- [Objective]:
Quote the listing below word for word, stopping after the line that contains "import matplotlib.pyplot as plt".

- [Collected data]:
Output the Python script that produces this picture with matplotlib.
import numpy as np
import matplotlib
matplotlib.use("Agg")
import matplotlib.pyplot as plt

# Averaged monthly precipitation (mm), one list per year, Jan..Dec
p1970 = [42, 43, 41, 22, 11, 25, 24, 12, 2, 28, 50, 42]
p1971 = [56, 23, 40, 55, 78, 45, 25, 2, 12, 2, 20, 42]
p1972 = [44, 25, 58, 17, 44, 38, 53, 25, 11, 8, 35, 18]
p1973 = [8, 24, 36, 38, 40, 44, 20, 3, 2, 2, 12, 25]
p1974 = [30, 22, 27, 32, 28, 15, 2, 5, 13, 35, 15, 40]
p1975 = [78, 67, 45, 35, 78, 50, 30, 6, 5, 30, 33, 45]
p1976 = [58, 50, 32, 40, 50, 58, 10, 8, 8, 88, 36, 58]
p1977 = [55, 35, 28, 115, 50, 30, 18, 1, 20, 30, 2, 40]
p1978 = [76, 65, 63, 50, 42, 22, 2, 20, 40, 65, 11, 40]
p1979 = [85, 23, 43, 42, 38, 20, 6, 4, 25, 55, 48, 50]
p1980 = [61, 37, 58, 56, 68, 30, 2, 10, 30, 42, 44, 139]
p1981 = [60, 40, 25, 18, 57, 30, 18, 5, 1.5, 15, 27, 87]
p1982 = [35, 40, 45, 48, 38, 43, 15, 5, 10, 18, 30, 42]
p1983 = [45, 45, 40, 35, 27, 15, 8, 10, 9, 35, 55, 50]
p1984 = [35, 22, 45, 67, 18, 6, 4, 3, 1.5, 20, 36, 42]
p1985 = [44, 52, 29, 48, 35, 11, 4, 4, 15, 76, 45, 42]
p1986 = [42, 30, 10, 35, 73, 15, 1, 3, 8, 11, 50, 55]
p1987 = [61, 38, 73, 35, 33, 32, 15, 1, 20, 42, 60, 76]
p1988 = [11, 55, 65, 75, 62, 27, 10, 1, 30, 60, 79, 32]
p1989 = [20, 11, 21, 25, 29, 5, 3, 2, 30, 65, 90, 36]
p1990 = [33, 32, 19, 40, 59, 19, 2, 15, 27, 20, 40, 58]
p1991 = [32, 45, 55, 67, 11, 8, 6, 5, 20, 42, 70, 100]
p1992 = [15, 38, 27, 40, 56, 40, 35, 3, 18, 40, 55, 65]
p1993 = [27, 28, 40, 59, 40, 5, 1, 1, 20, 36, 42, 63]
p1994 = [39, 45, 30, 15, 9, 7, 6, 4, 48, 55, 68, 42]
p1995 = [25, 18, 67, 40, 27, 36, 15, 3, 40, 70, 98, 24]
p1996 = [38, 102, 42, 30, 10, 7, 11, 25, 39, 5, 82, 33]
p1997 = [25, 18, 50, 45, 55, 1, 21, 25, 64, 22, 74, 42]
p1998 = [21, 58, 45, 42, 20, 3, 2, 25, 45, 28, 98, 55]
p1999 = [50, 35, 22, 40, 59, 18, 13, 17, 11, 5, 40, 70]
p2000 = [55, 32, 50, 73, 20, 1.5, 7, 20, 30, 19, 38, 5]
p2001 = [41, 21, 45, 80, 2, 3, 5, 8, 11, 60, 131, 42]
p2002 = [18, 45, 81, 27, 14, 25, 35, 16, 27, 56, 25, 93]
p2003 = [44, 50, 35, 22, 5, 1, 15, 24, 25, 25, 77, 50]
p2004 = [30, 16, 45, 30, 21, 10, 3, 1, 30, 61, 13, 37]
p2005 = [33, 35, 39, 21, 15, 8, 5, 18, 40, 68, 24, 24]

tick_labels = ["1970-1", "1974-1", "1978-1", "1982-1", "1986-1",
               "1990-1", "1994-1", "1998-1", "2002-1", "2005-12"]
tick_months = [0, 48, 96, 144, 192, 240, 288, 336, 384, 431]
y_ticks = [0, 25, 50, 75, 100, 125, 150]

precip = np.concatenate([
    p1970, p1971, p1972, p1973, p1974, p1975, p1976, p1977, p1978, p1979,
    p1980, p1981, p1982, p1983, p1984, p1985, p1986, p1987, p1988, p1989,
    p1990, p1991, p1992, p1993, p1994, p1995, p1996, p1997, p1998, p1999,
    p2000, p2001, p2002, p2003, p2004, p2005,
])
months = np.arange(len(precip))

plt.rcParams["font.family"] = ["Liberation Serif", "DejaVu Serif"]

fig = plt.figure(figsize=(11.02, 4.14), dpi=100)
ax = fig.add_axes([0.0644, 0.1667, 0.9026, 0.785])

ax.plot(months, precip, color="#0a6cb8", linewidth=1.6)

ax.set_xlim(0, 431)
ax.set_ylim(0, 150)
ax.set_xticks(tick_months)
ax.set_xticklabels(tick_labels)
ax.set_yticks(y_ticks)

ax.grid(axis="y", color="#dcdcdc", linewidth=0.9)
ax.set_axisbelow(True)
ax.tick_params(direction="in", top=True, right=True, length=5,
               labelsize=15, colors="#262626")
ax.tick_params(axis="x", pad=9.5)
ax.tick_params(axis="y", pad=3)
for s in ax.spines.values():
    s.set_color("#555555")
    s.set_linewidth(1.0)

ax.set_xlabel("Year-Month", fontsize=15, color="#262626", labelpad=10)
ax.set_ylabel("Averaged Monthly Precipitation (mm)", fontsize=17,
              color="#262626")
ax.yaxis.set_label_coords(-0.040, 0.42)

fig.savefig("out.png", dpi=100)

- [Answer to this problem]:
Output the Python script that produces this picture with matplotlib.
import numpy as np
import matplotlib
matplotlib.use("Agg")
import matplotlib.pyplot as plt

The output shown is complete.